Wednesday, January 14, 2009

This just in: Print outlets apparently not the future of media

In light of the gasping, wheezing U.S. economy and the subsequent slow death march of many long-standing print media outlets, it’s more evident than ever that the internet has become the aspiring author’s best friend.

Yes, while that coveted New York Times print book review will surely look great in your portfolio (and your publicist’s), these days you’re more likely to reach a wider and more targeted audience by having a review featured on, or a Q&A posted on their popular blog Paper Cuts.

It’s a fact that more and more readers are moving online for their sole source of news and entertainment. Gone are the days of sitting around the breakfast table with the family, eating a balanced meal, and reading the newspaper. In 2009, folks are rushing out the door to work with a granola bar in their mouths and today’s headlines on their iPhones.

A journalism professor of mine put it very clearly. Speaking to a class of around 400 undergraduate students, he asked what type of media we had turned to for the news that day:

“Raise your hand if you read the newspaper this morning?”
A smattering of hands lifted around the room.

“Raise your hand if you watched a cable news network?”
A few hands more.

“And how many of you read the news online today?”
The majority of hands were raised—nearly everyone present.

And while the growing popularity of these online news sources may lead to increased competition for coverage in the future, the nature of the internet makes it a boundless resource for promotional opportunities, nevertheless.

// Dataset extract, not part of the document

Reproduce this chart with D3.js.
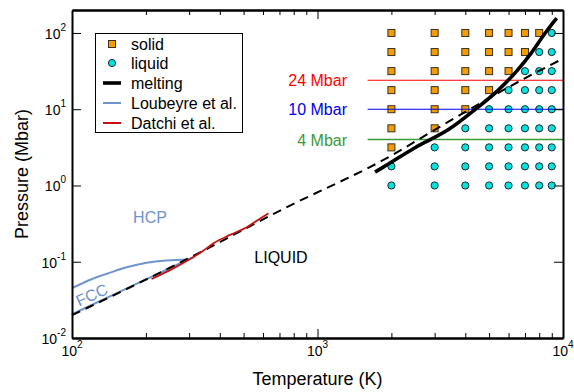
<!DOCTYPE html>
<html><head><meta charset="utf-8">
<script src="https://cdn.jsdelivr.net/npm/d3@7"></script>
<style>
body{margin:0;background:#fff;}
svg{font-family:"Liberation Sans",Arial,Helvetica,sans-serif;}
</style></head>
<body><svg id="c" width="574" height="392"></svg>
<script>
// ---- data ----
const gridT = [2000, 3000, 4000, 5000, 6000, 7000, 8000, 9000];
const gridP = [1, 1.78, 3.16, 5.62, 10, 17.8, 31.6, 56.2, 100];
// phase per pressure row (S = solid, L = liquid), one entry per gridT
const gridPhase = [
  ["L","L","L","L","L","L","L","L"],
  ["L","L","L","L","L","L","L","L"],
  ["S","L","L","L","L","L","L","L"],
  ["S","S","L","L","L","L","L","L"],
  ["S","S","S","L","L","L","L","L"],
  ["S","S","S","S","L","L","L","L"],
  ["S","S","S","S","S","L","L","L"],
  ["S","S","S","S","S","S","L","L"],
  ["S","S","S","S","S","S","S","L"]
];
const meltT = [1715, 1854, 2495, 3465, 4385, 5448, 6475, 7460, 8450, 9425];
const meltP = [1.50, 1.74, 3.13, 5.57, 9.91, 17.8, 31.6, 55.7, 99, 156];
const dashT = [100, 275, 726, 2005, 3062, 7180, 9570];
const dashP = [0.0199, 0.097, 0.493, 2.48, 5.57, 26.6, 42.9];
const loubHcpT = [100, 120, 143, 167, 201, 243, 298];
const loubHcpP = [0.045, 0.059, 0.072, 0.0845, 0.097, 0.104, 0.107];
const loubFccT = [100, 150, 200, 250, 298, 315];
const loubFccP = [0.0205, 0.0379, 0.0586, 0.0822, 0.107, 0.115];
const datchiT = [211, 255, 298, 340, 377, 440, 515, 570, 631];
const datchiP = [0.0594, 0.080, 0.1054, 0.137, 0.1745, 0.225, 0.283, 0.35, 0.431];
const isobarP = [24, 10, 4];
const isobarLabels = ["24 Mbar", "10 Mbar", "4 Mbar"];
const isobarT = [1600, 10000];
const xMajor = [100, 1000, 10000];
const xMajorExp = ["2", "3", "4"];
const xMinor = [200,300,400,500,600,700,800,900,2000,3000,4000,5000,6000,7000,8000,9000];
const yMajor = [0.01, 0.1, 1, 10, 100];
const yMajorExp = ["-2", "-1", "0", "1", "2"];
const legendLabels = ["solid", "liquid", "melting", "Loubeyre et al.", "Datchi et al."];

// ---- styles ----
const BLUE = "#6f93cb", RED = "#c81010", ORANGE = "#f59d00", CYAN = "#00e3e3";
const isobarColors = ["#ff0000", "#0000ee", "#3a9a3a"];

const svg = d3.select("#c");
const L = 72, R = 563, T = 10, B = 338;
const x = d3.scaleLog().domain([100, 10000]).range([L, R]);
const y = d3.scaleLog().domain([0.01, 200]).range([B, T]);

const gMark = svg.append("g");
gridP.forEach((p, i) => {
  gridT.forEach((t, j) => {
    if (gridPhase[i][j] === "S") {
      gMark.append("rect").attr("x", x(t) - 3.5).attr("y", y(p) - 3.5)
        .attr("width", 7).attr("height", 7)
        .attr("fill", ORANGE).attr("stroke", "#3a3020").attr("stroke-width", 1);
    } else {
      gMark.append("circle").attr("cx", x(t)).attr("cy", y(p)).attr("r", 3.6)
        .attr("fill", CYAN).attr("stroke", "#1a2a2a").attr("stroke-width", 1);
    }
  });
});

isobarP.forEach((p, i) => {
  svg.append("line").attr("x1", x(isobarT[0])).attr("x2", x(isobarT[1]))
    .attr("y1", y(p)).attr("y2", y(p))
    .attr("stroke", isobarColors[i]).attr("stroke-width", i === 2 ? 1.6 : 1.1);
  svg.append("text").attr("x", 347).attr("y", y(p) + 6)
    .attr("text-anchor", "end").attr("font-size", 16)
    .attr("fill", isobarColors[i]).text(isobarLabels[i]);
});

const line = d3.line().x(d => x(d[0])).y(d => y(d[1])).curve(d3.curveMonotoneX);
const zip = (a, b) => a.map((v, i) => [v, b[i]]);

svg.append("path").attr("d", line(zip(loubHcpT, loubHcpP)))
  .attr("fill", "none").attr("stroke", BLUE).attr("stroke-width", 2);
svg.append("path").attr("d", line(zip(loubFccT, loubFccP)))
  .attr("fill", "none").attr("stroke", BLUE).attr("stroke-width", 2);
svg.append("path").attr("d", line(zip(dashT, dashP)))
  .attr("fill", "none").attr("stroke", "#000").attr("stroke-width", 2)
  .attr("stroke-dasharray", "9,6");
svg.append("path").attr("d", line(zip(datchiT, datchiP)))
  .attr("fill", "none").attr("stroke", RED).attr("stroke-width", 1.8);
svg.append("path").attr("d", line(zip(meltT, meltP)))
  .attr("fill", "none").attr("stroke", "#000").attr("stroke-width", 3.6);

// annotations
svg.append("text").attr("x", 150).attr("y", 223).attr("text-anchor", "middle")
  .attr("font-size", 16).attr("fill", BLUE).text("HCP");
svg.append("text").attr("transform", "translate(94,300) rotate(-24)")
  .attr("text-anchor", "middle").attr("font-size", 16).attr("fill", BLUE).text("FCC");
svg.append("text").attr("x", 281).attr("y", 263).attr("text-anchor", "middle")
  .attr("font-size", 16).attr("fill", "#000").text("LIQUID");

// axes (ticks inward, all four sides)
function styleAxis(g) {
  g.select(".domain").attr("stroke", "#000").attr("stroke-width", 2);
  g.selectAll(".tick line").attr("stroke", "#000").attr("stroke-width", 1);
  g.selectAll(".tick text").remove();
}
svg.append("g").attr("transform", `translate(0,${B})`)
  .call(d3.axisBottom(x).tickValues(xMajor).tickSizeInner(-9).tickSizeOuter(0)).call(styleAxis);
svg.append("g").attr("transform", `translate(0,${B})`)
  .call(d3.axisBottom(x).tickValues(xMinor).tickSizeInner(-5).tickSizeOuter(0)).call(styleAxis);
svg.append("g").attr("transform", `translate(0,${T})`)
  .call(d3.axisTop(x).tickValues(xMajor).tickSizeInner(-9).tickSizeOuter(0)).call(styleAxis);
svg.append("g").attr("transform", `translate(0,${T})`)
  .call(d3.axisTop(x).tickValues(xMinor).tickSizeInner(-5).tickSizeOuter(0)).call(styleAxis);
svg.append("g").attr("transform", `translate(${L},0)`)
  .call(d3.axisLeft(y).tickValues(yMajor).tickSizeInner(-9).tickSizeOuter(0)).call(styleAxis);
svg.append("g").attr("transform", `translate(${R},0)`)
  .call(d3.axisRight(y).tickValues(yMajor).tickSizeInner(-9).tickSizeOuter(0)).call(styleAxis);

// tick labels with superscripts
xMajor.forEach((v, i) => {
  const t = svg.append("text").attr("x", x(v)).attr("y", 356)
    .attr("text-anchor", "middle").attr("font-size", 14).attr("fill", "#000");
  t.append("tspan").text("10");
  t.append("tspan").attr("dy", -8).attr("font-size", 10).text(xMajorExp[i]);
});
yMajor.forEach((v, i) => {
  const t = svg.append("text").attr("x", 66).attr("y", y(v) + 6)
    .attr("text-anchor", "end").attr("font-size", 14).attr("fill", "#000");
  t.append("tspan").text("10");
  t.append("tspan").attr("dy", -8).attr("font-size", 10).text(yMajorExp[i]);
});

svg.append("text").attr("x", (L + R) / 2).attr("y", 385).attr("text-anchor", "middle")
  .attr("font-size", 18).text("Temperature (K)");
svg.append("text").attr("transform", `translate(28,${(T + B) / 2}) rotate(-90)`)
  .attr("text-anchor", "middle").attr("font-size", 18).text("Pressure (Mbar)");

// legend
const lg = svg.append("g");
lg.append("rect").attr("x", 95.5).attr("y", 33.5).attr("width", 147).attr("height", 99)
  .attr("fill", "#fff").attr("stroke", "#000").attr("stroke-width", 1);
const rowY = [44, 63, 83, 103, 123];
lg.append("rect").attr("x", 108.5).attr("y", rowY[0] - 3.5).attr("width", 7).attr("height", 7)
  .attr("fill", ORANGE).attr("stroke", "#3a3020");
lg.append("circle").attr("cx", 112).attr("cy", rowY[1]).attr("r", 3.6)
  .attr("fill", CYAN).attr("stroke", "#1a2a2a");
lg.append("line").attr("x1", 103).attr("x2", 121).attr("y1", rowY[2]).attr("y2", rowY[2])
  .attr("stroke", "#000").attr("stroke-width", 3.6);
lg.append("line").attr("x1", 103).attr("x2", 121).attr("y1", rowY[3]).attr("y2", rowY[3])
  .attr("stroke", BLUE).attr("stroke-width", 2);
lg.append("line").attr("x1", 103).attr("x2", 121).attr("y1", rowY[4]).attr("y2", rowY[4])
  .attr("stroke", RED).attr("stroke-width", 2);
legendLabels.forEach((s, i) => {
  lg.append("text").attr("x", 131).attr("y", rowY[i] + 6).attr("font-size", 16).text(s);
});
</script></body></html>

Meaning, not only is it great for authors to garner those online book reviews, but also consider:

• Contributing helpful tip sheets and articles to writer’s interest web sites, and sites related to your expertise
• Offering to post as a guest blogger on literary blogs, or blogs related to your book’s subject
• Conducting an e-interview with a blogger for a featured Q&A on their site
• Starting and maintaining your own blog, and building your blog roll with other related sites
• Commenting on blogs that you find interesting, and building a network of online contacts

These are just a few ideas—if anyone has sure-fire, creative advice for internet publicity from personal experience, feel free to share in the comments!